Frost & Sullivan released a report last week that did the hard job of tracing the path of Google in unified communications. The company is getting into unified communications and communications (UC and UCC) in a big way.
Google doesn’t really call it unified communications. At this point, it is important to see the broader picture and not be limited by the labels given to a sector by outsiders. In other words, Google has made many moves – they are outlined in the Frost & Sullivan release and elsewhere – that create a deep UC platform. But, at the same time, it doesn’t say in an outright sense that it wants to be a UC player. It is taking the steps and establishing the platform – but not using the name.
The strategy is a work in progress. Frost & Sullivan suggests that Google’s UCC platform is geared more toward small and medium-sized businesses than to enterprises.
Current Analysis’ Brian Riggs makes a great point in this No Jitter post. The UC and UC-like products that Google offers are free.

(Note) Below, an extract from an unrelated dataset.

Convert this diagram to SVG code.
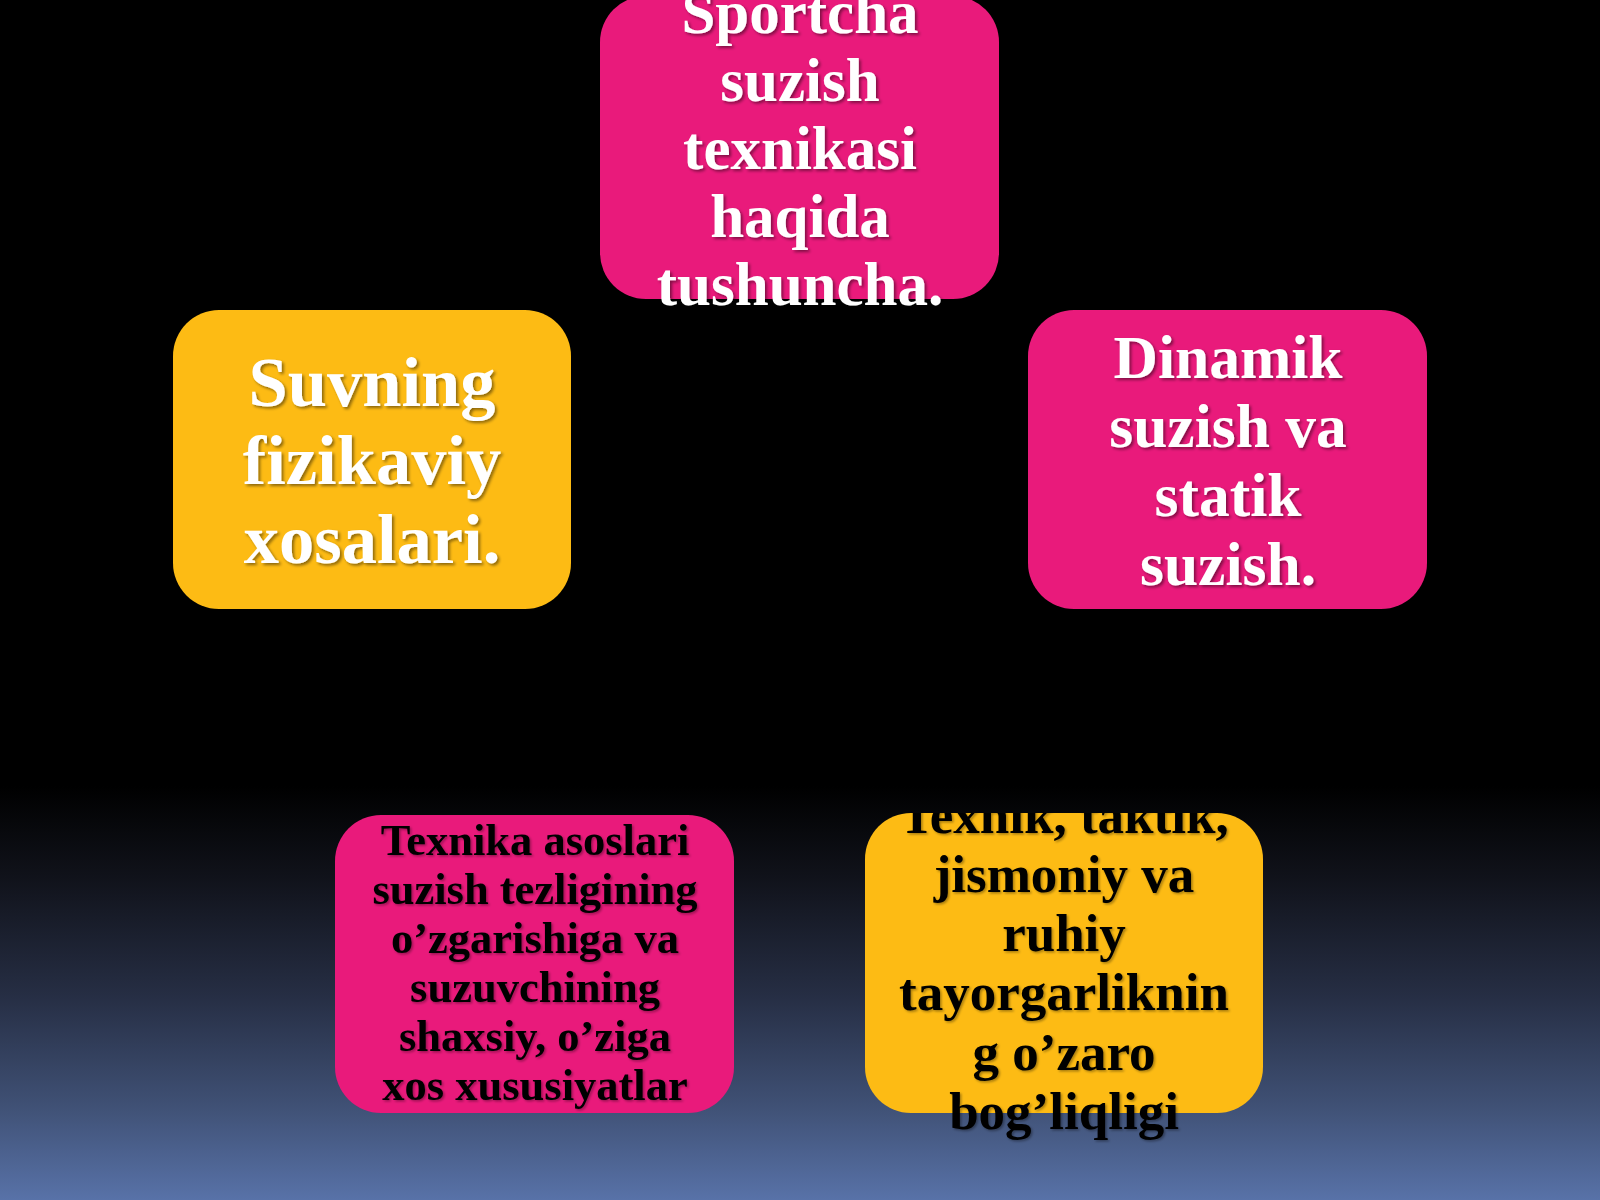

This is great in the consumer sector, but enterprise users generally pay for things – and then threaten not to pay for them if they aren’t tweaked in a direction more to their liking. The free nature of the products removes any impetus for Google to change them and the normal mechanism by which enterprises would drive these changes. Thus, in the final analysis, what Google offers may not be precisely what the organization is looking for. SMBs may use imperfect products to save a few bucks, but enterprises are much less likely to.
As Gary Kim points out at TMCnet, UC may be a fancy way of defining the new voice infrastructure, with some added bells and whistles. While many people say that UC is a whole lot more, the old challenge of defining things clearly still exists. Google is bringing a lot to the table – but, unfortunately, clarity isn’t one of those things.